A Novel Execution Scheme for Ultra-tiny CNNs Aboard Nano-UAVs

Description

Autonomous unmanned aerial vehicles (UAVs) are increasingly getting smaller and smarter, up to the so-called nano-sized UAVs -- a few tens of grams in weight. Their tiny form factor can be a game-changer in many practical applications such as aerial inspection or assistance in natural disaster areas, to name a few. This project follows the trail of the PULP-Dronet research project [1,2,3], deep learning-based autonomous navigation engines for nano-drones. This shallow convolutional neural network (CNN) runs aboard a 27-grams drone being fed with images and outputting a steering angle (regression problem) and a probability of collision (classification problem). This project aims to enhance the autonomous navigation capabilities aboard a Crazyflie 2.1 nano-drone [4] by optimizing the onboard execution of minimal variants of the PULP-Dronet baseline model: Tiny-PULP-Dronet -- up to 50x smaller and 30x faster.
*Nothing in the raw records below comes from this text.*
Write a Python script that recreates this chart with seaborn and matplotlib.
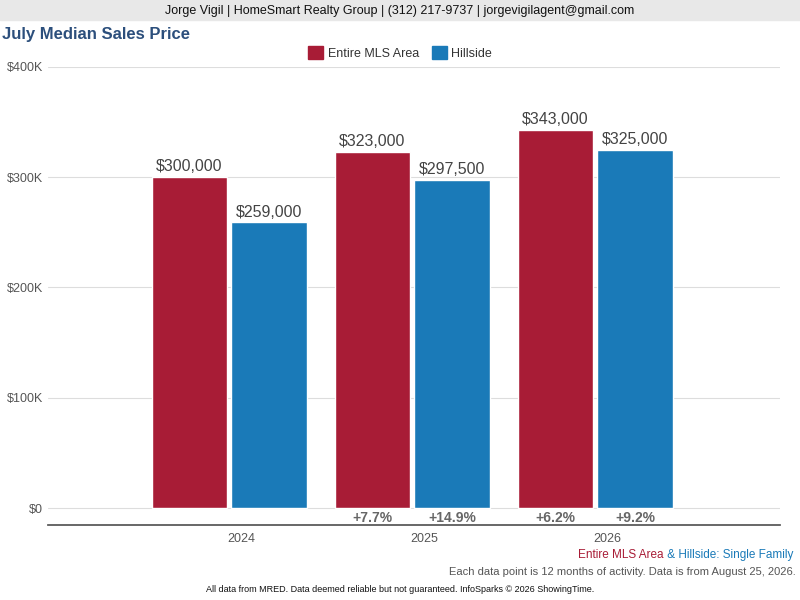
import matplotlib
matplotlib.use('Agg')
import matplotlib.pyplot as plt
import matplotlib.patches as mpatches
import pandas as pd
import seaborn as sns

years = ['2024', '2025', '2026']
mls_values = [300000, 323000, 343000]
hillside_values = [259000, 297500, 325000]
mls_change = ['', '+7.7%', '+6.2%']
hillside_change = ['', '+14.9%', '+9.2%']
series = ['Entire MLS Area', 'Hillside']
colors = ['#a81c36', '#1a7ab8']

df = pd.DataFrame({
    'year': years * 2,
    'value': mls_values + hillside_values,
    'series': [series[0]] * 3 + [series[1]] * 3,
})

sns.set_theme(style='white')
plt.rcParams['font.family'] = ['Liberation Sans', 'DejaVu Sans']

fig = plt.figure(figsize=(8, 6), dpi=100)
ax = fig.add_axes([0.06, 0.125, 0.915, 0.7636])
sns.barplot(data=df, x='year', y='value', hue='series', palette=colors, saturation=1,
            width=0.87, gap=0.05, ax=ax, legend=False)
ax.set_xlim(-0.99, 3.01)
ax.set_ylim(-15400, 400000)
for y in range(0, 400001, 100000):
    ax.axhline(y, color='#dddddd', lw=0.8, zorder=0)
ax.set_xticks([0.066, 1.066, 2.066])
ax.set_xticklabels(years)
ax.set_yticks(range(0, 400001, 100000))
ax.set_yticklabels(['$0', '$100K', '$200K', '$300K', '$400K'], color='#555555', fontsize=9)
ax.tick_params(axis='x', colors='#555555', labelsize=9, length=0, pad=6)
ax.tick_params(axis='y', length=0)
ax.set_xlabel('')
ax.set_ylabel('')
for s in ['top', 'right', 'left']:
    ax.spines[s].set_visible(False)
ax.spines['bottom'].set_color('#555555')

for cont, changes in zip(ax.containers, [mls_change, hillside_change]):
    for bar, ch in zip(cont, changes):
        cx = bar.get_x() + bar.get_width() / 2
        h = bar.get_height()
        ax.text(cx, h + 2500, f'${h:,.0f}', ha='center', va='bottom', fontsize=11.5, color='#444444')
        if ch:
            ax.text(cx, -9000, ch, ha='center', va='center', fontsize=10, fontweight='bold', color='#666666')

# header
fig.patches.append(plt.Rectangle((0, 0.967), 1, 0.033, transform=fig.transFigure, color='#e8e8e8', zorder=0))
fig.text(0.5, 0.982, 'Jorge Vigil | HomeSmart Realty Group | (312) 217-9737 | jorgevigilagent@gmail.com',
         ha='center', va='center', fontsize=9, color='#111111')
fig.text(0.003, 0.942, 'July Median Sales Price', ha='left', va='center', fontsize=12,
         fontweight='bold', color='#2c4f7c')

# legend
handles = [mpatches.Patch(color=c, label=l) for c, l in zip(colors, series)]
fig.legend(handles=handles, loc='center', bbox_to_anchor=(0.5, 0.912), ncol=2, frameon=False,
           fontsize=9, handlelength=1.2, handleheight=1.2, columnspacing=1.0, handletextpad=0.4,
           labelcolor='#333333')

# footer
fig.text(0.83, 0.075, 'Entire MLS Area', ha='right', va='center', fontsize=8.5, color=colors[0])
fig.text(0.83, 0.075, ' & Hillside: Single Family', ha='left', va='center', fontsize=8.5, color=colors[1])
fig.text(0.995, 0.047, 'Each data point is 12 months of activity. Data is from August 25, 2026.',
         ha='right', va='center', fontsize=8, color='#555555')
fig.text(0.5, 0.017, 'All data from MRED. Data deemed reliable but not guaranteed. InfoSparks © 2026 ShowingTime.',
         ha='center', va='center', fontsize=6.5, color='#111111')

fig.savefig('out.png', dpi=100)
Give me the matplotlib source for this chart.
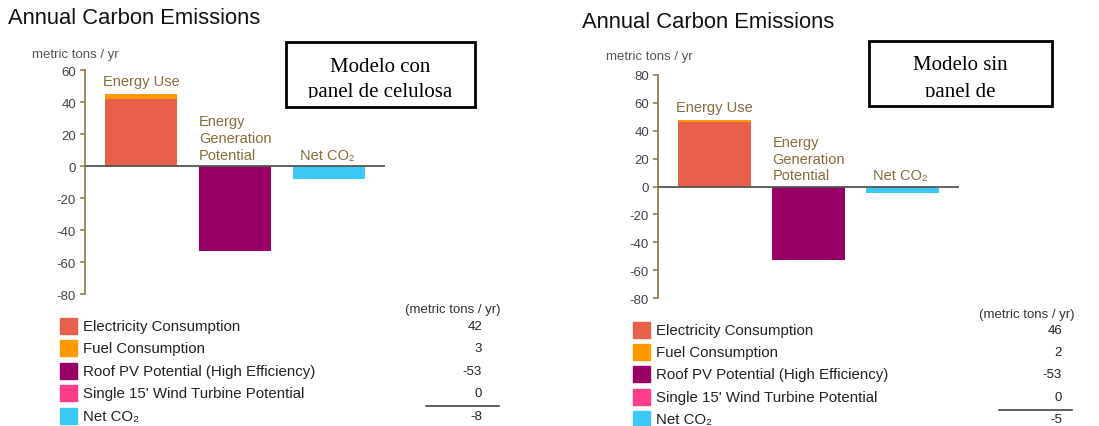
import matplotlib
matplotlib.use("Agg")
import matplotlib.pyplot as plt
from matplotlib.patches import Rectangle

plt.rcParams['font.family'] = ['Liberation Sans', 'DejaVu Sans']
plt.rcParams['axes.unicode_minus'] = False

# data
groups = ["Energy Use", "Energy\nGeneration\nPotential", "Net CO\u2082"]
legend_labels = ["Electricity Consumption", "Fuel Consumption",
                 "Roof PV Potential (High Efficiency)",
                 "Single 15' Wind Turbine Potential", "Net CO\u2082"]
colors = ["#E8604C", "#FF9900", "#990066", "#FF3D8B", "#3CC8F5"]

left_values = [42, 3, -53, 0, -8]
right_values = [46, 2, -53, 0, -5]
left_ticks = [60, 40, 20, 0, -20, -40, -60, -80]
right_ticks = [80, 60, 40, 20, 0, -20, -40, -60, -80]
left_box = ["Modelo con", "panel de celulosa"]
right_box = ["Modelo sin", "panel de"]

W, H = 1099, 427
LABEL_BROWN = "#8B6B3D"
AXIS_BROWN = "#9A7B50"

fig = plt.figure(figsize=(W / 100, H / 100), dpi=100)
ov = fig.add_axes([0, 0, 1, 1])
ov.set_xlim(0, W)
ov.set_ylim(H, 0)
ov.axis('off')


def px_axes(x0, y0, x1, y1):
    # axes from pixel box (top-left origin)
    return fig.add_axes([x0 / W, 1 - y1 / H, (x1 - x0) / W, (y1 - y0) / H])


def draw_panel(values, ticks, box_lines, lay):
    elec, fuel, pv, wind, net = values
    # title + unit
    ov.text(lay['title_x'], lay['title_y'], "Annual Carbon Emissions",
            fontsize=15.8, color='#111', va='center', ha='left')
    ov.text(lay['unit_x'], lay['unit_y'], "metric tons / yr",
            fontsize=9.5, color='#555', va='center', ha='left')

    ax = px_axes(lay['ax_x0'], lay['ax_y0'], lay['ax_x1'], lay['ax_y1'])
    ax.patch.set_visible(False)
    x = [0, 1, 2]
    w = 0.77
    ax.bar(x[0], elec, w, color=colors[0], zorder=2)
    ax.bar(x[0], fuel, w, bottom=elec, color=colors[1], zorder=2)
    ax.bar(x[1], pv, w, color=colors[2], zorder=2)
    ax.bar(x[1], wind, w, bottom=pv, color=colors[3], zorder=2)
    ax.bar(x[2], net, w, color=colors[4], zorder=2)
    ax.axhline(0, color='#555', lw=1.3, zorder=3)
    ax.set_xlim(-0.6, 2.6)
    ax.set_ylim(min(ticks), max(ticks))
    ax.set_yticks(ticks)
    ax.set_xticks([])
    for s in ['top', 'right', 'bottom']:
        ax.spines[s].set_visible(False)
    ax.spines['left'].set_color(AXIS_BROWN)
    ax.spines['left'].set_linewidth(1.3)
    ax.tick_params(axis='y', length=3.5, width=1.2, color=AXIS_BROWN,
                   labelcolor='#444', labelsize=9.5, pad=3)

    # group labels
    ax.annotate(groups[0], (x[0], elec + fuel), xytext=(0, 4),
                textcoords='offset points', ha='center', va='bottom',
                fontsize=10.5, color=LABEL_BROWN)
    ax.annotate(groups[1], (x[1] - w / 2, 0), xytext=(0, 3),
                textcoords='offset points', ha='left', va='bottom',
                fontsize=10.5, color=LABEL_BROWN, linespacing=1.25)
    ax.annotate(groups[2], (x[2] - w / 2, 0), xytext=(5, 3),
                textcoords='offset points', ha='left', va='bottom',
                fontsize=10.5, color=LABEL_BROWN)

    # framed note, second line cut off at the bottom
    bx0, by0, bx1, by1 = lay['box']
    ov.add_patch(Rectangle((bx0, by0), bx1 - bx0, by1 - by0, fill=False,
                           ec='black', lw=2, zorder=5))
    cax = px_axes(bx0 + 2, by0 + 2, bx1 - 2, lay['box_clip'])
    cax.axis('off')
    cax.set_xlim(bx0 + 2, bx1 - 2)
    cax.set_ylim(lay['box_clip'], by0 + 2)
    cx = (bx0 + bx1) / 2
    for line, ty in zip(box_lines, lay['box_text_y']):
        cax.text(cx, ty, line, ha='center', va='center', fontsize=15,
                 family='Liberation Serif', color='black', clip_on=True)

    # legend table
    ov.text(lay['unit2_x'], lay['unit2_y'], "(metric tons / yr)",
            fontsize=9.5, color='#333', va='center', ha='left')
    for i, (lab, col, val) in enumerate(zip(legend_labels, colors, values)):
        y = lay['row_y0'] + i * lay['row_dy']
        ov.add_patch(Rectangle((lay['sq_x'], y - 8), 17, 16, color=col))
        ov.text(lay['sq_x'] + 23, y, lab, fontsize=10.8, color='#222',
                va='center', ha='left')
        ov.text(lay['val_x'], y, str(val), fontsize=9.5, color='#222',
                va='center', ha='right')
    ov.plot(lay['line_x'], [lay['line_y'], lay['line_y']], color='#333', lw=1.1)


draw_panel(left_values, left_ticks, left_box, dict(
    title_x=8, title_y=19, unit_x=32, unit_y=55,
    ax_x0=85, ax_y0=71, ax_x1=385, ax_y1=295,
    box=(286, 43, 475, 108), box_clip=99, box_text_y=(67, 93),
    unit2_x=405, unit2_y=310, row_y0=327, row_dy=22.4, sq_x=60,
    val_x=482, line_x=[426, 499], line_y=407))

draw_panel(right_values, right_ticks, right_box, dict(
    title_x=582, title_y=23, unit_x=606, unit_y=57,
    ax_x0=658, ax_y0=76, ax_x1=959, ax_y1=299,
    box=(869, 42, 1052, 107), box_clip=98, box_text_y=(65, 92),
    unit2_x=979, unit2_y=315, row_y0=331, row_dy=22.2, sq_x=633,
    val_x=1062, line_x=[999, 1072], line_y=411))

fig.savefig("out.png", dpi=100)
The candidate will work on the State-of-the-Art open-source framework DORY [5], which is in charge of translating high-level PyTorch models into the final C implementation deployed on the nano-drone. A key aspect of this project is the final in-filed testing, which offers the possibility of deploying the overall pipeline in a real-life demonstrator and assessing its actual performance on the ground.